▶ **Task goal**: Set down the data below from its first line to the line holding "ML, MR, MT, MB = 76, 304, 91, 55", inclusive; omit all pictures.

Charts and diagrams as code:
○ ○ ○ ○ ○
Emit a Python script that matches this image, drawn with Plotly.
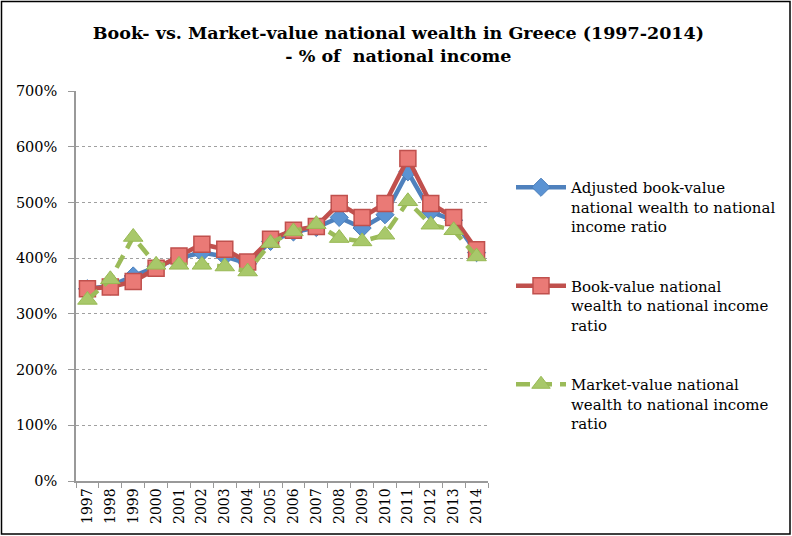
import plotly.graph_objects as go

years = [str(y) for y in range(1997, 2015)]
adjusted_book = [345, 350, 368, 385, 400, 410, 403, 390, 430, 447, 455, 473, 454, 478, 555, 483, 468, 410]
book_value = [345, 348, 358, 382, 404, 425, 416, 393, 434, 450, 457, 498, 473, 498, 579, 498, 473, 415]
market_value = [325, 362, 438, 388, 388, 388, 385, 376, 427, 448, 461, 436, 430, 442, 502, 460, 450, 403]

names = [
    "Adjusted book-value<br>national wealth to national<br>income ratio",
    "Book-value national<br>wealth to national income<br>ratio",
    "Market-value national<br>wealth to national income<br>ratio",
]

W, H = 792, 536
ML, MR, MT, MB = 76, 304, 91, 55

fig = go.Figure()
fig.add_trace(go.Scatter(
    x=years, y=adjusted_book, name=names[0], mode="lines+markers", legendgroup="a",
    line=dict(color="#4F81BD", width=4.5),
    marker=dict(symbol="diamond", size=14, color="#5B93D3", line=dict(color="#4A7EBB", width=1)),
))
fig.add_trace(go.Scatter(
    x=years, y=book_value, name=names[1], mode="lines+markers", legendgroup="b",
    line=dict(color="#C0504D", width=4.5),
    marker=dict(symbol="square", size=16, color="#EA7A76", line=dict(color="#C0504D", width=1.5)),
))
fig.add_trace(go.Scatter(
    x=years, y=market_value, name=names[2], mode="lines+markers", legendgroup="c",
    line=dict(color="#9BBB59", width=4.5, dash="14px,8px"),
    marker=dict(symbol="triangle-up", size=17, color="#A8C86A", line=dict(color="#98B954", width=1)),
))

pw = W - ML - MR
ph = H - MT - MB


def px_x(p):
    return (p - ML) / pw


def px_y(p):
    return (H - MB - p) / ph


fig.add_shape(
    type="rect", xref="paper", yref="paper",
    x0=px_x(1.5), x1=px_x(790), y0=px_y(534), y1=px_y(1.5),
    line=dict(color="black", width=1.5), fillcolor="rgba(0,0,0,0)", layer="above",
)

serif = "DejaVu Serif"
fig.update_layout(
    width=W, height=H,
    margin=dict(l=ML, r=MR, t=MT, b=MB, autoexpand=False),
    paper_bgcolor="white", plot_bgcolor="white",
    font=dict(family=serif, color="black"),
    title=dict(
        text="<b>Book- vs. Market-value national wealth in Greece (1997-2014)<br>- % of  national income</b>",
        x=0.503, xanchor="center", xref="container", y=0.927, yanchor="top",
        font=dict(size=17.5, family=serif),
    ),
    showlegend=True,
    legend=dict(
        xref="container", yref="container",
        x=511 / W, xanchor="left", y=1 - 171 / H, yanchor="top",
        font=dict(size=15, family=serif),
        traceorder="grouped", tracegroupgap=37, valign="top",
        itemwidth=50, maxheight=500,
        bgcolor="rgba(0,0,0,0)",
    ),
    xaxis=dict(
        type="category", tickangle=-90, tickfont=dict(size=14, family=serif),
        showline=True, linecolor="#999999", linewidth=1.5,
        ticks="outside", tickson="boundaries", ticklen=5, tickcolor="#999999",
        showgrid=False, range=[-0.5, 17.5],
    ),
    yaxis=dict(
        range=[0, 700], dtick=100, ticksuffix="%", tickfont=dict(size=14.5, family=serif),
        showline=True, linecolor="#999999", linewidth=1.5,
        ticks="outside", ticklen=6, tickcolor="#999999", ticklabelstandoff=8,
        showgrid=True, gridcolor="#A0A0A0", griddash="dot", gridwidth=1,
        zeroline=False,
    ),
)

fig.write_html(
    "out.html",
    config={"displayModeBar": False},
    post_script="document.body.style.margin='0';document.body.style.overflow='hidden';",
)
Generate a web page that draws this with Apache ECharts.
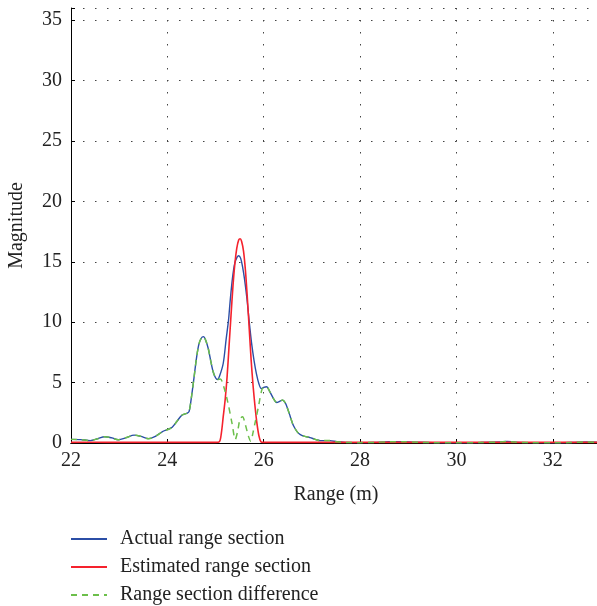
<!DOCTYPE html>
<html>
<head>
<meta charset="utf-8">
<script src="https://cdn.jsdelivr.net/npm/echarts@6/dist/echarts.min.js"></script>
<style>html,body{margin:0;padding:0;background:#fff}#c{width:597px;height:606px}</style>
</head>
<body>
<div id="c"></div>
<script>
const xTicks = [22, 24, 26, 28, 30, 32];
const yTicks = [0, 5, 10, 15, 20, 25, 30, 35];

const actualX = [22.0,22.2,22.4,22.55,22.7,22.85,22.98,23.15,23.31,23.45,23.61,23.75,23.9,24.0,24.1,24.2,24.3,24.4,24.45,24.5,24.55,24.6,24.65,24.7,24.75,24.8,24.85,24.9,24.95,25.0,25.04,25.08,25.16,25.22,25.27,25.3,25.35,25.4,25.45,25.48,25.52,25.56,25.6,25.65,25.7,25.75,25.8,25.85,25.9,25.95,26.0,26.06,26.12,26.2,26.27,26.33,26.39,26.45,26.5,26.55,26.6,26.65,26.7,26.76,26.85,26.96,27.07,27.17,27.3,27.38,27.52,27.7,28.0,28.3,28.6,28.9,29.2,29.5,30.0,30.5,30.9,31.05,31.2,31.5,32.0,32.4,32.7,33.0];
const actualY = [0.30,0.28,0.20,0.35,0.52,0.42,0.27,0.45,0.65,0.55,0.36,0.55,0.95,1.1,1.3,1.8,2.3,2.45,2.6,3.8,5.3,6.9,8.1,8.65,8.8,8.45,7.8,6.8,5.9,5.4,5.25,5.5,6.6,8.6,10.2,11.6,13.6,14.9,15.4,15.5,15.3,14.6,13.6,12.0,10.0,8.2,6.8,5.7,4.9,4.5,4.6,4.65,4.3,3.7,3.35,3.45,3.55,3.3,2.8,2.2,1.6,1.2,0.9,0.7,0.55,0.45,0.3,0.2,0.2,0.2,0.1,0.05,0.03,0.05,0.1,0.1,0.06,0.03,0.02,0.04,0.08,0.12,0.08,0.03,0.02,0.04,0.08,0.05];

const estimatedX = [22.0,22.5,23.0,23.5,24.0,24.5,25.0,25.08,25.12,25.16,25.2,25.24,25.28,25.32,25.36,25.4,25.44,25.48,25.51,25.54,25.58,25.62,25.66,25.7,25.74,25.78,25.82,25.86,25.9,25.94,26.0,26.5,27.0,28.0,29.0,30.0,31.0,32.0,33.0];
const estimatedY = [0.05,0.06,0.05,0.06,0.05,0.06,0.05,0.1,0.8,2.2,3.6,5.5,8.0,10.5,12.9,14.8,16.1,16.8,16.9,16.7,15.9,14.3,12.0,9.4,6.8,4.7,3.0,1.6,0.6,0.1,0.05,0.06,0.05,0.05,0.05,0.05,0.05,0.05,0.05];

const diffX = [22.0,22.2,22.4,22.55,22.7,22.85,22.98,23.15,23.31,23.45,23.61,23.75,23.9,24.0,24.1,24.2,24.3,24.4,24.45,24.5,24.55,24.6,24.65,24.7,24.75,24.8,24.85,24.9,24.95,25.0,25.04,25.1,25.16,25.25,25.34,25.41,25.46,25.51,25.56,25.62,25.68,25.73,25.78,25.82,25.89,25.96,26.0,26.06,26.12,26.2,26.27,26.33,26.39,26.45,26.5,26.55,26.6,26.65,26.7,26.76,26.85,26.96,27.07,27.17,27.3,27.38,27.52,27.7,28.0,28.3,28.6,28.9,29.2,29.5,30.0,30.5,30.9,31.05,31.2,31.5,32.0,32.4,32.7,33.0];
const diffY = [0.30,0.28,0.20,0.35,0.52,0.42,0.27,0.45,0.65,0.55,0.36,0.55,0.95,1.1,1.3,1.8,2.3,2.45,2.6,3.8,5.3,6.9,8.1,8.65,8.8,8.45,7.8,6.8,5.9,5.4,5.25,5.3,4.8,3.45,1.67,0.3,1.0,2.0,2.17,1.5,0.6,0.15,0.9,1.67,3.0,4.4,4.6,4.65,4.3,3.7,3.35,3.45,3.55,3.3,2.8,2.2,1.6,1.2,0.9,0.7,0.55,0.45,0.3,0.2,0.2,0.2,0.1,0.05,0.03,0.05,0.1,0.1,0.06,0.03,0.02,0.04,0.08,0.12,0.08,0.03,0.02,0.04,0.08,0.05];

const seriesNames = ['Actual range section', 'Estimated range section', 'Range section difference'];
const pair = (xs, ys) => xs.map((x, i) => [x, ys[i]]);

const font = 'Liberation Serif';
const fs = 20;
const chart = echarts.init(document.getElementById('c'));
chart.setOption({
  animation: false,
  backgroundColor: '#fff',
  grid: { left: 71, top: 8, width: 530, height: 435, containLabel: false, outerBoundsMode: 'none' },
  xAxis: [{
    type: 'value', min: 22, max: 33, interval: 2,
    name: 'Range (m)', nameLocation: 'middle', nameGap: 42,
    nameTextStyle: { fontFamily: font, fontSize: fs, color: '#222' },
    axisLine: { show: true, onZero: false, lineStyle: { color: '#000', width: 1 } },
    axisTick: { show: true, inside: true, length: 4, lineStyle: { color: '#000' } },
    axisLabel: { fontFamily: font, fontSize: fs, color: '#222', margin: 8,
      formatter: v => xTicks.includes(v) ? String(v) : '' },
    splitLine: { show: true, lineStyle: { color: '#444', type: [1.5, 10.5], width: 1 } }
  }, {
    type: 'value', position: 'top', min: 22, max: 33, interval: 2,
    axisLine: { show: true, lineStyle: { color: '#000', width: 1 } },
    axisTick: { show: false }, axisLabel: { show: false }, splitLine: { show: false }
  }],
  yAxis: {
    type: 'value', min: 0, max: 36, interval: 5,
    name: 'Magnitude', nameLocation: 'middle', nameGap: 44, nameRotate: 90,
    nameTextStyle: { fontFamily: font, fontSize: fs, color: '#222' },
    axisLine: { show: true, lineStyle: { color: '#000', width: 1 } },
    axisTick: { show: true, inside: true, length: 4, lineStyle: { color: '#000' } },
    axisLabel: { fontFamily: font, fontSize: fs, color: '#222', margin: 9,
      formatter: v => yTicks.includes(v) ? String(v) : '' },
    splitLine: { show: true, lineStyle: { color: '#444', type: [1.5, 10.5], width: 1 } }
  },
  legend: {
    orient: 'vertical', left: 70, top: 528, height: 90, padding: 0,
    data: seriesNames,
    itemWidth: 36, itemHeight: 14, itemGap: 6,
    itemStyle: { opacity: 0 },
    textStyle: { fontFamily: font, fontSize: fs, color: '#222', lineHeight: 22, padding: [0, 0, 0, 8] }
  },
  series: [
    { name: seriesNames[0], type: 'line', data: pair(actualX, actualY), smooth: 0.3, symbol: 'none',
      lineStyle: { color: '#2b4ea6', width: 1.4 }, itemStyle: { color: '#2b4ea6' }, z: 2 },
    { name: seriesNames[1], type: 'line', data: pair(estimatedX, estimatedY), smooth: 0.3, symbol: 'none',
      lineStyle: { color: '#f5222d', width: 1.6 }, itemStyle: { color: '#f5222d' }, z: 3 },
    { name: seriesNames[2], type: 'line', data: pair(diffX, diffY), smooth: 0.3, symbol: 'none',
      lineStyle: { color: '#6cbf4a', width: 1.5, type: [6, 5] }, itemStyle: { color: '#6cbf4a' }, z: 4 }
  ]
});
</script>
</body>
</html>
○ ○ ○ ○ ○
▶ **Output for this exercise**:
Emit a Python script that matches this image, drawn with Plotly.
import plotly.graph_objects as go

years = [str(y) for y in range(1997, 2015)]
adjusted_book = [345, 350, 368, 385, 400, 410, 403, 390, 430, 447, 455, 473, 454, 478, 555, 483, 468, 410]
book_value = [345, 348, 358, 382, 404, 425, 416, 393, 434, 450, 457, 498, 473, 498, 579, 498, 473, 415]
market_value = [325, 362, 438, 388, 388, 388, 385, 376, 427, 448, 461, 436, 430, 442, 502, 460, 450, 403]

names = [
    "Adjusted book-value<br>national wealth to national<br>income ratio",
    "Book-value national<br>wealth to national income<br>ratio",
    "Market-value national<br>wealth to national income<br>ratio",
]

W, H = 792, 536
ML, MR, MT, MB = 76, 304, 91, 55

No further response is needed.